Discussion and Implications
The CWS demonstrates that community-driven, POP (participatory) education can elevate knowledge about nurturing care domains among mothers and families in high-need urban neighborhoods. The experience highlights that reach benefits from targeted, door-to-door and on-site outreach, integrated with tangible supports (childcare, food). The NCF-guided content showed promise as a framework for addressing maternal-child food insecurity through multi-sector collaboration. However, reach remains a bottleneck, amplified by transportation, time constraints, and competing priorities. Direct-service components and Spanish-language expansion emerge as concrete steps to enhance equity and participation.
Recommendations for Next Steps
- Increase in-person community engagement in targeted zip codes with clear outreach messages about childcare and food supports.
- Expand Spanish-language offerings and live translation to broaden access among non-English speakers.
- Consider direct service add-ons (e.g., resource bags or fresh groceries) to address Maslow’s hierarchy of needs alongside education.
- Strengthen cross-CAB relationships with quarterly non-research meetings to foster broader collaboration and sustainability.

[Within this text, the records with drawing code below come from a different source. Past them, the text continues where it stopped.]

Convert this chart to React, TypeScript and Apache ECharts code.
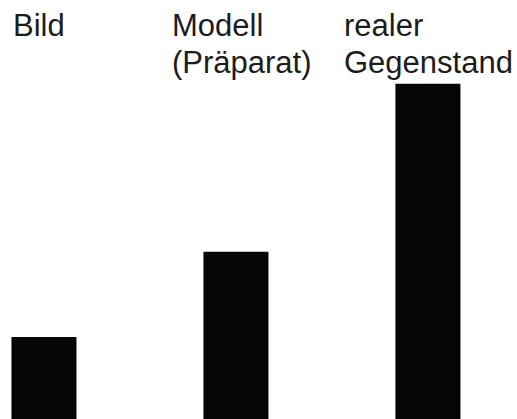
import React, { useEffect, useRef } from "react";
import * as echarts from "echarts";

const categories = ["Bild", "Modell\n(Präparat)", "realer\nGegenstand"];
const values = [19.6, 39.9, 80];
const positions = [0, 1, 2];

export default function App() {
  const ref = useRef<HTMLDivElement>(null);
  useEffect(() => {
    if (!ref.current) return;
    const chart = echarts.init(ref.current, null, { renderer: "svg" });
    const font = '31px "Liberation Sans", Arial, sans-serif';
    const labelX = [13, 172, 344];
    chart.setOption({
      animation: false,
      backgroundColor: "#ffffff",
      grid: { left: 0, right: 0, top: 0, bottom: 0 },
      xAxis: {
        type: "value",
        min: -0.229,
        max: 2.464,
        show: false,
      },
      yAxis: { type: "value", min: 0, max: 100, show: false },
      series: [
        {
          type: "bar",
          data: positions.map((p, i) => [p, values[i]]),
          barWidth: 65,
          itemStyle: { color: "#060606" },
        },
      ],
      graphic: categories.map((c, i) => ({
        type: "text",
        left: labelX[i],
        top: 7,
        style: {
          text: c,
          font,
          lineHeight: 37,
          fill: "#1c1c1c",
        },
      })),
    });
    return () => chart.dispose();
  }, []);
  return (
    <div
      ref={ref}
      style={{ position: "fixed", left: 0, top: 0, width: 517, height: 419, background: "#fff" }}
    />
  );
}
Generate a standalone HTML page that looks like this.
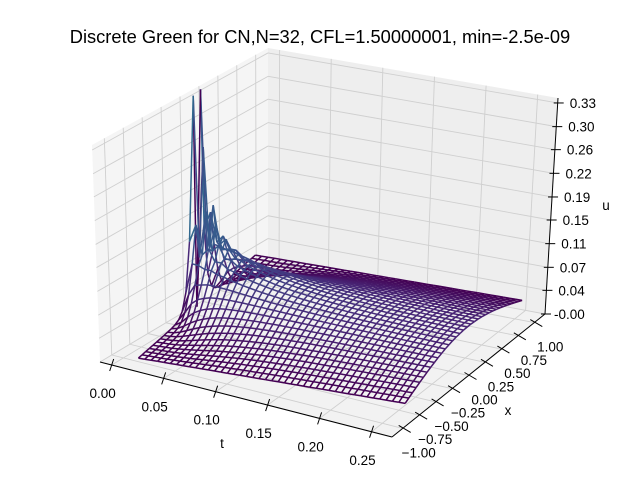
<!DOCTYPE html>
<html><head><meta charset="utf-8"><style>
body{margin:0;background:#fff}
svg{display:block;font-family:"Liberation Sans","DejaVu Sans",sans-serif}
</style></head><body>
<svg id="chart" width="640" height="480" viewBox="0 0 640 480" xmlns="http://www.w3.org/2000/svg">
<rect width="640" height="480" fill="#fff"/>
<text x="320" y="43" text-anchor="middle" font-size="18.3" fill="#000">Discrete Green for CN,N=32, CFL=1.50000001, min=-2.5e-09</text>
<g id="panes"></g>
<g id="grid"></g>
<g id="axes"></g>
<g id="surface"></g>
</svg>
<script>
// ---- data / parameters ----
const gridN = [32];
const cflValue = [1.5];
const tMax = [0.25];
const tTicks = [0.00, 0.05, 0.10, 0.15, 0.20, 0.25];
const tTickLabels = ["0.00","0.05","0.10","0.15","0.20","0.25"];
const xTicks = [-1.00,-0.75,-0.50,-0.25,0.00,0.25,0.50,0.75,1.00];
const xTickLabels = ["\u22121.00","\u22120.75","\u22120.50","\u22120.25","0.00","0.25","0.50","0.75","1.00"];
const zTicks = [0.00,0.037,0.073,0.11,0.147,0.183,0.22,0.257,0.293,0.33];
const zTickLabels = ["-0.00","0.04","0.07","0.11","0.15","0.19","0.22","0.26","0.30","0.33"];

const NS="http://www.w3.org/2000/svg";
function mk(tag, attrs, parent){const e=document.createElementNS(NS,tag);for(const k in attrs)e.setAttribute(k,attrs[k]);parent.appendChild(e);return e;}
function lerp(a,b,f){return [a[0]+(b[0]-a[0])*f,a[1]+(b[1]-a[1])*f];}

// box geometry (screen)
const FL=[100,362], BL=[268,262], BR=[545,314], FR=[392,437];
const LT=[92,145], BLT=[268,48], BRT=[558,98];
function tFrac(t){return 0.04+0.89*t/tMax[0];}
function xFrac(x){return 0.07+0.86*(x+1)/2;}
function zFrac(z){return z/0.33*0.977;}
function floorPt(ft,fx){return lerp(lerp(FL,FR,ft),lerp(BL,BR,ft),fx);}
function leftPt(fx,fz){return lerp(lerp(FL,BL,fx),lerp(LT,BLT,fx),fz);}
function backPt(ft,fz){return lerp(lerp(BL,BR,ft),lerp(BLT,BRT,ft),fz);}

const panes=document.getElementById('panes');
function poly(pts,fill,name){const p=mk('polygon',{points:pts.map(p=>p.join(',')).join(' '),fill:fill,stroke:'none'},panes);

}
poly([FL,BL,BLT,LT],'#f5f5f5','left-pane');
poly([BL,BR,BRT,BLT],'#eeeeee','back-pane');
poly([FL,FR,BR,BL],'#f2f2f2','floor-pane');

const grid=document.getElementById('grid');
function gl(a,b,name){const l=mk('line',{x1:a[0],y1:a[1],x2:b[0],y2:b[1],stroke:'#cfcfcf','stroke-width':0.9},grid);

}
tTicks.forEach(t=>{const f=tFrac(t);gl(floorPt(f,0),floorPt(f,1),'floor-grid-t');gl(backPt(f,0),backPt(f,1),'back-grid-t');});
xTicks.forEach(x=>{const f=xFrac(x);gl(floorPt(0,f),floorPt(1,f),'floor-grid-x');gl(leftPt(f,0),leftPt(f,1),'left-grid-x');});
zTicks.forEach(z=>{const f=zFrac(z);gl(leftPt(0,f),leftPt(1,f),'left-grid-z');gl(backPt(0,f),backPt(1,f),'back-grid-z');});

// axes
const axes=document.getElementById('axes');
function al(a,b,name){const l=mk('line',{x1:a[0],y1:a[1],x2:b[0],y2:b[1],stroke:'#000','stroke-width':1},axes);

}
function tx(x,y,s,anchor,name){const e=mk('text',{x:x,y:y,'font-size':13.5,'text-anchor':anchor,fill:'#000'},axes);e.textContent=s;

}
al(FL,FR,'t-axis-line');al(FR,BR,'x-axis-line');al(BR,BRT,'z-axis-line');
tTicks.forEach((t,i)=>{const p=floorPt(tFrac(t),0);al([p[0]+2,p[1]-6],[p[0]-2,p[1]+6],'t-tick');tx(p[0]-9,p[1]+33,tTickLabels[i],'middle','t-tick-label');});
xTicks.forEach((x,i)=>{const p=floorPt(1,xFrac(x));al([p[0]-4,p[1]-3],[p[0]+8,p[1]+4],'x-tick');tx(p[0]+16,p[1]+29,xTickLabels[i],'middle','x-tick-label');});
zTicks.forEach((z,i)=>{const p=backPt(1,zFrac(z));al([p[0]-4,p[1]],[p[0]+6,p[1]],'z-tick');tx(p[0]+(i==0?9:12),p[1]+5,zTickLabels[i],'start','z-tick-label');});
tx(222,448,'t','middle','t-axis-title');
tx(508,415,'x','middle','x-axis-title');
tx(606,210,'u','middle','u-axis-title');

// ---- compute Crank-Nicolson discrete Green function ----
const N=gridN[0], r=cflValue[0], dx=2/N, dt=r*dx*dx;
const nSteps=Math.round(tMax[0]/dt);
let u=new Array(N+1).fill(0); u[N/2]=1;
const rows=[];
for(let n=1;n<=nSteps;n++){
  const m=N-1, a=-r/2, b=1+r, c=-r/2;
  const d=[];for(let j=1;j<N;j++)d.push((1-r)*u[j]+r/2*(u[j-1]+u[j+1]));
  const cp=new Array(m), dp=new Array(m);
  cp[0]=c/b; dp[0]=d[0]/b;
  for(let i=1;i<m;i++){const den=b-a*cp[i-1];cp[i]=c/den;dp[i]=(d[i]-a*dp[i-1])/den;}
  const sol=new Array(m);sol[m-1]=dp[m-1];
  for(let i=m-2;i>=0;i--)sol[i]=dp[i]-cp[i]*sol[i+1];
  const nu=[0,...sol,0];u=nu;rows.push({t:n*dt,u:nu.slice()});
}
let zmin=Infinity,zmax=-Infinity;rows.forEach(R=>R.u.forEach(v=>{zmin=Math.min(zmin,v);zmax=Math.max(zmax,v);}));

// projection of surface
const S0=[132,357], Vt=[271,46], Vx=[117,-103], ZS=642;
function proj(t,x,z){return [S0[0]+t/0.25*Vt[0]+(x+1)/2*Vx[0], S0[1]+t/0.25*Vt[1]+(x+1)/2*Vx[1]-ZS*z];}
const vir=[[68,1,84],[72,40,120],[62,74,137],[49,104,142],[38,130,142],[31,158,137],[53,183,121],[109,205,89],[180,222,44],[253,231,37]];
function cmap(v){let f=(v-zmin)/(zmax-zmin);f=Math.max(0,Math.min(1,f))*9;const i=Math.min(8,Math.floor(f)),w=f-i;const a=vir[i],b=vir[i+1];
return 'rgb('+a.map((c,k)=>Math.round(c+(b[k]-c)*w)).join(',')+')';}
const segs=[];
for(let i=0;i<rows.length;i++)for(let j=0;j<=N;j++){
  const x=-1+j*dx;
  if(j<N)segs.push([rows[i].t,x,rows[i].u[j],rows[i].t,x+dx,rows[i].u[j+1]]);
  if(i<rows.length-1)segs.push([rows[i].t,x,rows[i].u[j],rows[i+1].t,x,rows[i+1].u[j]]);
}
segs.forEach(s=>{s.depth=((s[0]+s[3])/2)/0.25+(1-(s[1]+s[4])/2)/2;});
segs.sort((a,b)=>a.depth-b.depth);
const surf=document.getElementById('surface');
segs.forEach(s=>{const p=proj(s[0],s[1],s[2]),q=proj(s[3],s[4],s[5]);
  const l=mk('line',{x1:p[0].toFixed(1),y1:p[1].toFixed(1),x2:q[0].toFixed(1),y2:q[1].toFixed(1),stroke:cmap(Math.min(s[2],s[5])),'stroke-width':1.5},surf);
  
  
});
</script>
</body></html>
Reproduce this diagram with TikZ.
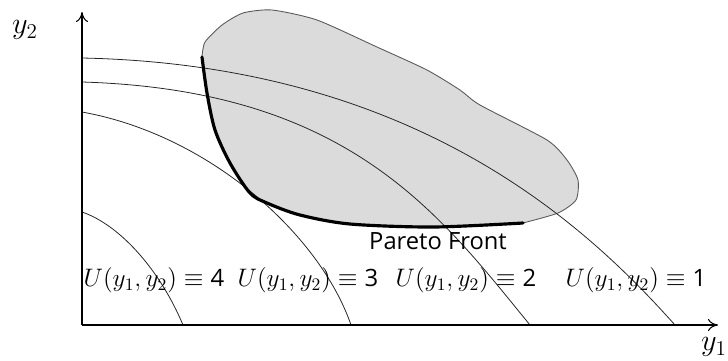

- Provide refresher training and concise, standardized planning materials to ensure consistent fidelity across workshops.
Conclusion
Though challenges in reach persist, the Community Workshop Series shows clear potential to mitigate maternal-child food insecurity through knowledge-building and community empowerment. The co-created, framework-guided approach coordinated by CAB hosts, researchers, and community partners yielded meaningful knowledge gains and highlighted tangible paths toward more inclusive, sustainable community health education.